Long-range spotting by bushfire plumes: The effects of plume dynamics and turbulence on firebrand trajectory
|Title||Long-range spotting by bushfire plumes: The effects of plume dynamics and turbulence on firebrand trajectory|
|Publication Type||Conference Paper|
|Year of Publication||2016|
|Authors||Thurston, W, Tory, KJ, Fawcett, RJB, Kepert, JD|
|Conference Name||5th International Fire Behaviour and Fuels Conference|
|Publisher||International Association of Wildland Fire|
Spotting is a hazardous phenomenon that leads to unpredictable fire behaviour and accelerated fire spread.
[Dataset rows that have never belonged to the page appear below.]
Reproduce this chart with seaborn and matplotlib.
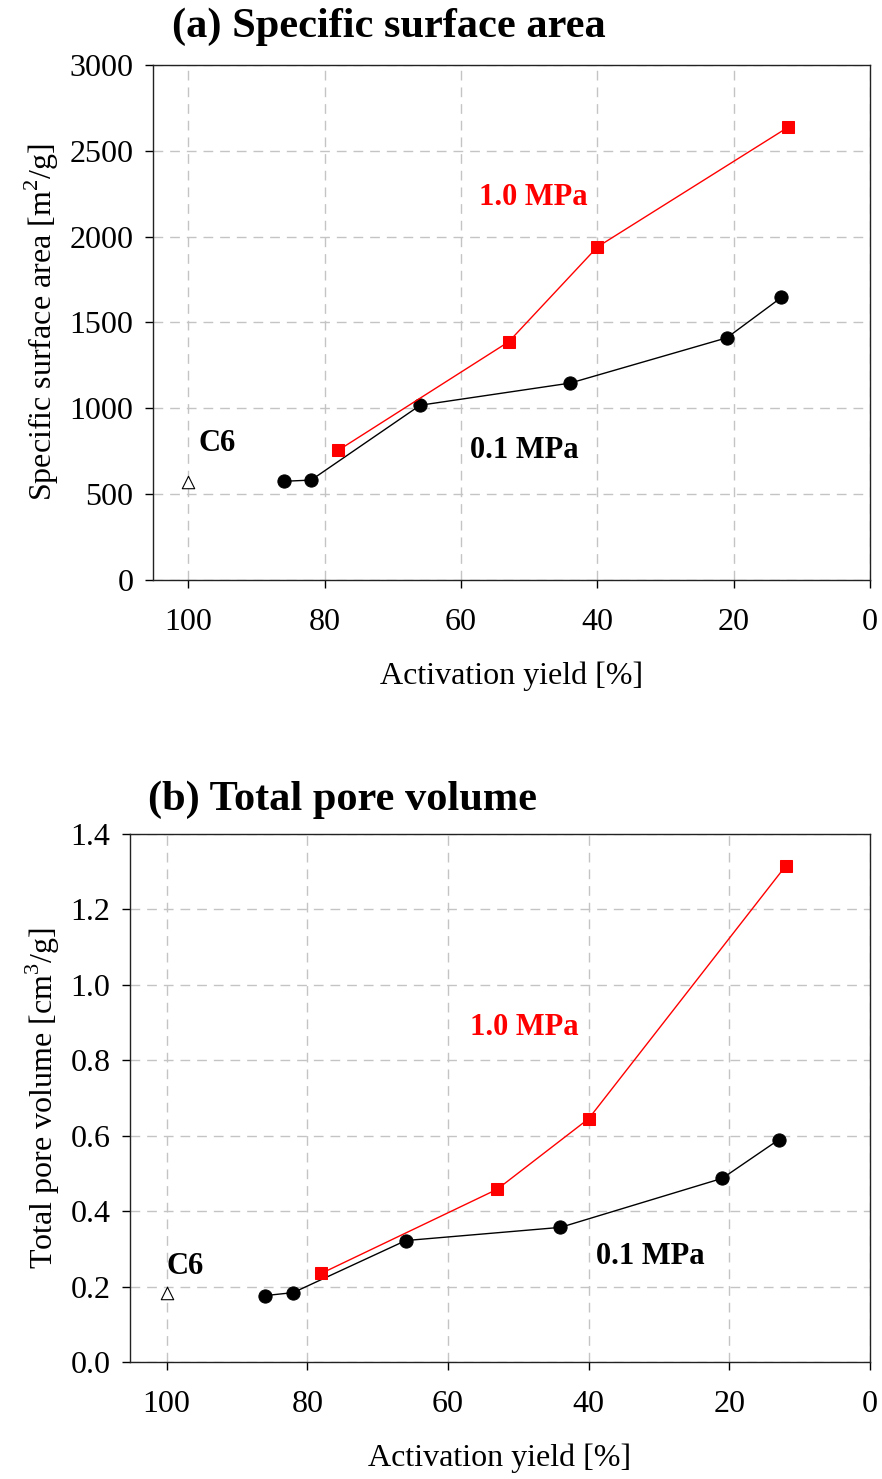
import matplotlib
matplotlib.use("Agg")
import matplotlib.pyplot as plt
import seaborn as sns
import pandas as pd

# ---- data ----
yield_01 = [86, 82, 66, 44, 21, 13]
ssa_01 = [575, 582, 1018, 1147, 1411, 1646]
tpv_01 = [0.176, 0.184, 0.322, 0.357, 0.487, 0.589]

yield_10 = [78, 53, 40, 12]
ssa_10 = [756, 1388, 1940, 2638]
tpv_10 = [0.235, 0.458, 0.645, 1.315]

yield_c6 = [100]
ssa_c6 = [570]
tpv_c6 = [0.184]

xticks = [100, 80, 60, 40, 20, 0]
ssa_ticks = [0, 500, 1000, 1500, 2000, 2500, 3000]
tpv_ticks = [0.0, 0.2, 0.4, 0.6, 0.8, 1.0, 1.2, 1.4]

sns.set_style("white")
plt.rcParams["font.family"] = ["Liberation Serif", "DejaVu Serif"]
plt.rcParams["mathtext.fontset"] = "custom"
plt.rcParams["mathtext.rm"] = "Liberation Serif"
plt.rcParams["text.color"] = "black"
plt.rcParams["axes.labelcolor"] = "black"

fig = plt.figure(figsize=(8.82, 14.79), dpi=100)
ax1 = fig.add_axes([153/882, 1-580/1479, 717/882, 515/1479])
ax2 = fig.add_axes([130/882, 1-1362/1479, 740/882, 528/1479])

df01 = pd.DataFrame({"yield": yield_01, "ssa": ssa_01, "tpv": tpv_01})
df10 = pd.DataFrame({"yield": yield_10, "ssa": ssa_10, "tpv": tpv_10})
dfc6 = pd.DataFrame({"yield": yield_c6, "ssa": ssa_c6, "tpv": tpv_c6})

tick_fs = 23
lab_fs = 23
ann_fs = 22

def style(ax, ylim, yticks, ylabel, fmt):
    ax.set_xlim(105.2, 0)
    ax.set_ylim(*ylim)
    ax.set_xticks(xticks)
    ax.set_yticks(yticks)
    ax.set_yticklabels([fmt(v) for v in yticks])
    ax.grid(True, color="#c4c4c4", linestyle=(0, (7, 5)), linewidth=1.0)
    ax.set_axisbelow(True)
    for s in ax.spines.values():
        s.set_visible(True)
        s.set_color("#222222")
        s.set_linewidth(1.0)
    ax.tick_params(axis="both", direction="out", length=6, width=1.0,
                   labelsize=tick_fs, colors="black", pad=8,
                   bottom=True, left=True, top=False, right=False)
    ax.tick_params(axis="x", pad=14)
    ax.set_xlabel("Activation yield [%]", fontsize=lab_fs, labelpad=18, color="black")
    ax.set_ylabel(ylabel, fontsize=lab_fs, labelpad=6, color="black")

for ax, col, ylim, yt, ylabel, fmt in [
    (ax1, "ssa", (0, 3000), ssa_ticks, r"Specific surface area [m$^\mathregular{2}$/g]", lambda v: f"{v:d}"),
    (ax2, "tpv", (0, 1.4), tpv_ticks, r"Total pore volume [cm$^\mathregular{3}$/g]", lambda v: f"{v:.1f}"),
]:
    sns.lineplot(data=df01, x="yield", y=col, ax=ax, color="black", linewidth=1.0,
                 marker="o", markersize=9.5, markeredgecolor="black", sort=False)
    sns.lineplot(data=df10, x="yield", y=col, ax=ax, color="red", linewidth=1.0,
                 marker="s", markersize=8, markeredgecolor="red", sort=False)
    sns.scatterplot(data=dfc6, x="yield", y=col, ax=ax, marker="^", s=80,
                    facecolor="white", edgecolor="black", linewidth=0.8, zorder=5)
    style(ax, ylim, yt, ylabel, fmt)

# annotations
ax1.text(57.3, 2227, "1.0 MPa", color="red", fontsize=ann_fs, fontweight="bold", ha="left", va="center")
ax1.text(58.7, 756, "0.1 MPa", color="black", fontsize=ann_fs, fontweight="bold", ha="left", va="center")
ax1.text(98.5, 797, "C6", color="black", fontsize=ann_fs, fontweight="bold", ha="left", va="center")

ax2.text(56.8, 0.887, "1.0 MPa", color="red", fontsize=ann_fs, fontweight="bold", ha="left", va="center")
ax2.text(38.9, 0.279, "0.1 MPa", color="black", fontsize=ann_fs, fontweight="bold", ha="left", va="center")
ax2.text(100, 0.252, "C6", color="black", fontsize=ann_fs, fontweight="bold", ha="left", va="center")

fig.text(172/882, 1-27/1479, "(a) Specific surface area", fontsize=30.5, fontweight="bold", ha="left", va="center", color="black")
fig.text(148/882, 1-800/1479, "(b) Total pore volume", fontsize=30.5, fontweight="bold", ha="left", va="center", color="black")

fig.savefig("out.png", dpi=100)
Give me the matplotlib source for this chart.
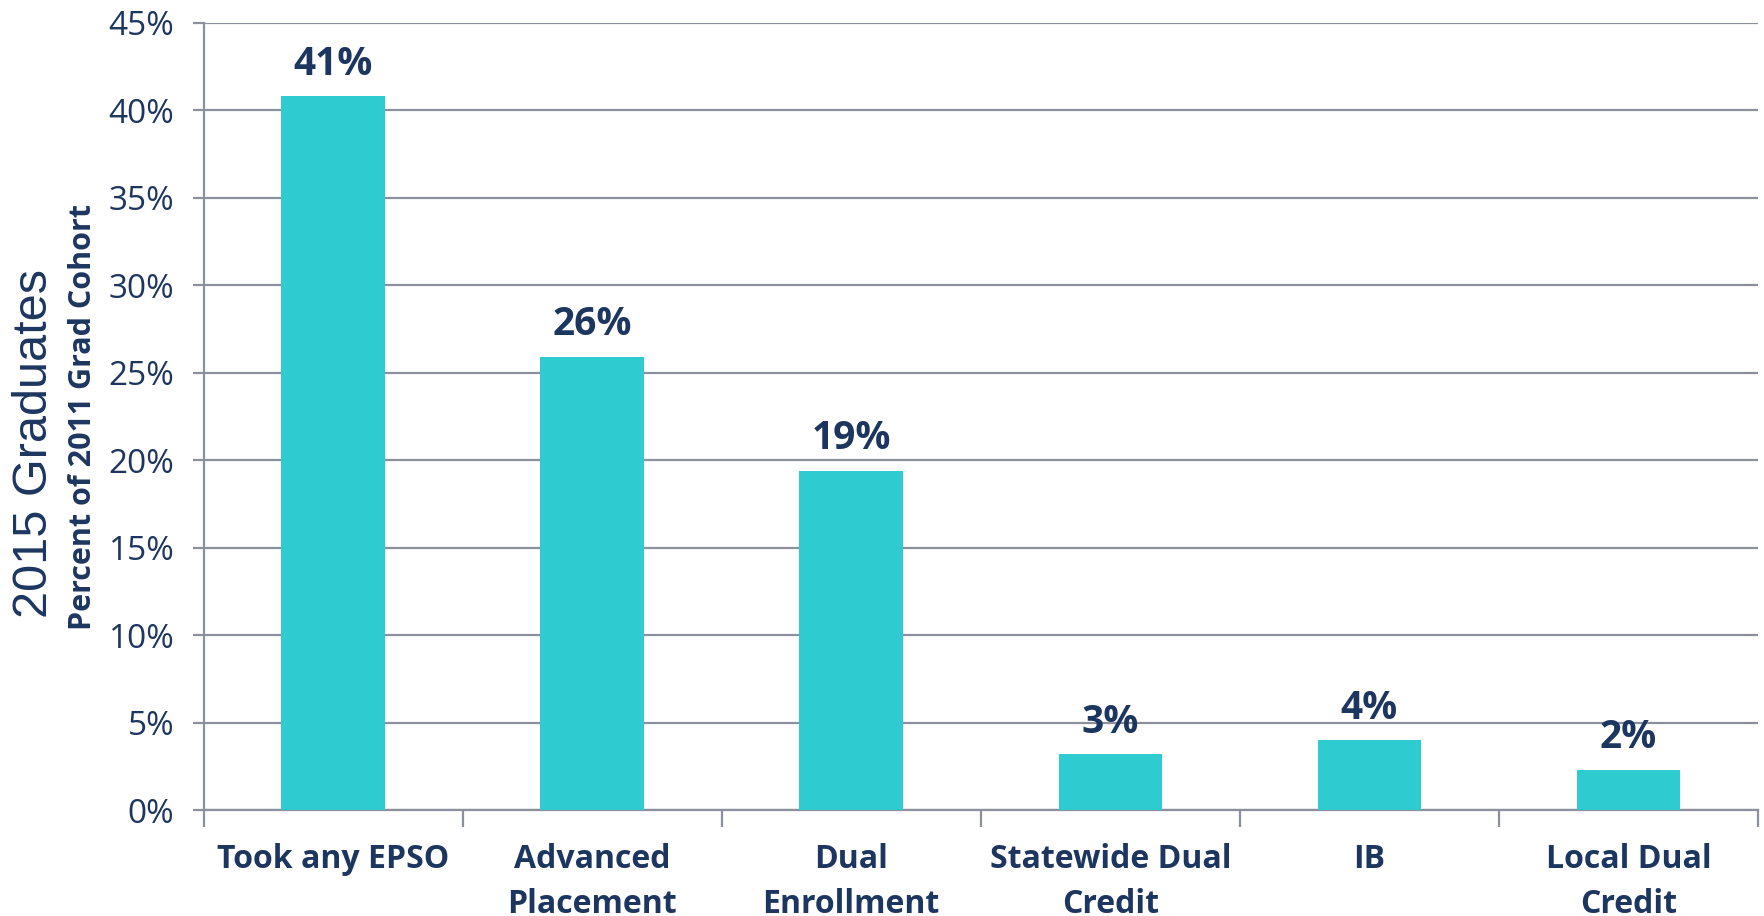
import matplotlib
matplotlib.use('Agg')
import matplotlib.pyplot as plt
from matplotlib.ticker import FixedLocator

categories = ['Took any EPSO', 'Advanced\nPlacement', 'Dual\nEnrollment',
              'Statewide Dual\nCredit', 'IB', 'Local Dual\nCredit']
values = [40.8, 25.9, 19.4, 3.2, 4.0, 2.3]
labels = ['41%', '26%', '19%', '3%', '4%', '2%']
yticks = [0, 5, 10, 15, 20, 25, 30, 35, 40, 45]

navy = '#1d3660'
teal = '#2ecbd1'
grid = '#8c909c'

fig = plt.figure(figsize=(17.64, 9.16), dpi=100)
ax = fig.add_axes([0.1154, 0.1157, 0.8812, 0.8597])

x = list(range(len(categories)))
ax.bar(x, values, width=0.4, color=teal, zorder=3)

# value labels above bars
for xi, v, lab in zip(x, values, labels):
    ax.annotate(lab, xy=(xi, v), xytext=(0, 9), textcoords='offset points',
                ha='center', va='bottom', fontsize=28, fontweight='bold',
                color=navy, family='Open Sans')

ax.set_xlim(-0.5, len(categories) - 0.5)
ax.set_ylim(0, 45)
ax.set_yticks(yticks)
ax.set_yticklabels([f'{t}%' for t in yticks], fontsize=24, color=navy, family='Open Sans')
ax.yaxis.grid(True, color=grid, linewidth=1.6, zorder=0)
ax.tick_params(axis='y', length=8, width=1.6, color=grid, pad=13)

ax.set_xticks(x)
ax.set_xticklabels(categories, fontsize=23, fontweight='bold', color=navy,
                   family='Open Sans', linespacing=1.45, va='top')
ax.tick_params(axis='x', which='major', length=0, pad=24)
ax.xaxis.set_minor_locator(FixedLocator([i - 0.5 for i in range(len(categories) + 1)]))
ax.tick_params(axis='x', which='minor', length=12, width=1.6, color=grid)

for s in ['top', 'right']:
    ax.spines[s].set_visible(False)
for s in ['left', 'bottom']:
    ax.spines[s].set_color(grid)
    ax.spines[s].set_linewidth(1.6)

fig.text(0.0195, 0.516, '2015 Graduates', rotation=90, ha='center', va='center',
         fontsize=35, color=navy, family='Liberation Sans')
fig.text(0.047, 0.545, 'Percent of 2011 Grad Cohort', rotation=90, ha='center', va='center',
         fontsize=22, fontweight='bold', color=navy, family='Open Sans')

plt.savefig('out.png', dpi=100)
plt.close()
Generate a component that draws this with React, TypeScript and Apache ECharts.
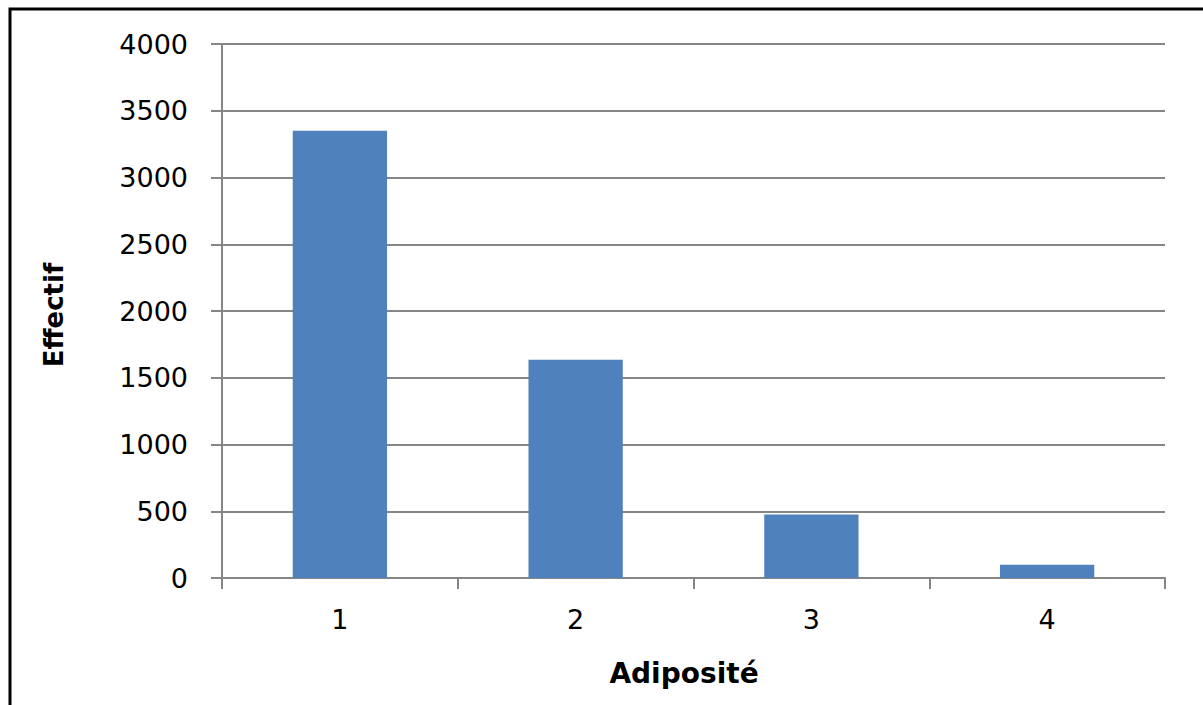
import React, { useEffect, useRef } from "react";
import * as echarts from "echarts";

const categories = ["1", "2", "3", "4"];
const values = [3350, 1635, 475, 100];
const yTicks = [0, 500, 1000, 1500, 2000, 2500, 3000, 3500, 4000];
const xTitle = "Adiposité";
const yTitle = "Effectif";

export default function App() {
  const ref = useRef<HTMLDivElement>(null);
  useEffect(() => {
    if (!ref.current) return;
    const chart = echarts.init(ref.current, null, { renderer: "svg" });
    const font = "'DejaVu Sans', sans-serif";
    chart.setOption({
      animation: false,
      backgroundColor: "#ffffff",
      grid: { left: 222, right: 38, top: 44, bottom: 127 },
      xAxis: {
        type: "category",
        data: categories,
        boundaryGap: true,
        axisLine: { show: true, lineStyle: { color: "#868686", width: 2 } },
        axisTick: { show: true, length: 11, lineStyle: { color: "#868686", width: 2 } },
        axisLabel: { color: "#000", fontFamily: font, fontSize: 27, margin: 28 },
        splitLine: { show: false },
      },
      yAxis: {
        type: "value",
        min: yTicks[0],
        max: yTicks[yTicks.length - 1],
        interval: 500,
        axisLine: { show: true, lineStyle: { color: "#868686", width: 2 } },
        axisTick: { show: true, length: 11, lineStyle: { color: "#868686", width: 2 } },
        axisLabel: {
          color: "#000",
          fontFamily: font,
          fontSize: 27,
          margin: 34,
          formatter: (v: number) => String(v),
        },
        splitLine: { show: true, lineStyle: { color: "#868686", width: 2 } },
      },
      series: [
        {
          type: "bar",
          data: values,
          barCategoryGap: "60%",
          itemStyle: { color: "#4F81BD" },
        },
      ],
      graphic: [
        {
          type: "rect",
          shape: { x: 10, y: 9, width: 1400, height: 900 },
          style: { fill: "none", stroke: "#000", lineWidth: 3 },
          silent: true,
        },
        {
          type: "text",
          x: 684,
          y: 673,
          style: {
            text: xTitle,
            fontFamily: font,
            fontWeight: "bold",
            fontSize: 28,
            fill: "#000",
            align: "center",
            verticalAlign: "middle",
          },
        },
        {
          type: "text",
          x: 54,
          y: 315,
          rotation: Math.PI / 2,
          style: {
            text: yTitle,
            fontFamily: font,
            fontWeight: "bold",
            fontSize: 26,
            fill: "#000",
            align: "center",
            verticalAlign: "middle",
          },
        },
      ],
    });
    return () => chart.dispose();
  }, []);
  return (
    <div
      ref={ref}
      style={{ position: "fixed", left: 0, top: 0, width: 1203, height: 705 }}
    />
  );
}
Spot fires occur when embers are launched by bushfire plumes into the background wind, which then carries the embers a significant distance from the fire front. If the embers land in a suitable fuel bed and are still smouldering a spot fire may be ignited. The magnitude of the problem is illustrated by Cruz et al. (2012), who provide evidence of long-range spotting in excess of 30 km during the Black Saturday bushfires of February 2009. Therefore a better understanding of the processes that contribute to long-range spotting is essential for the prediction of fire spread. In this paper we aim to assess the contribution of turbulent plume dynamics to the process of long-range spotting.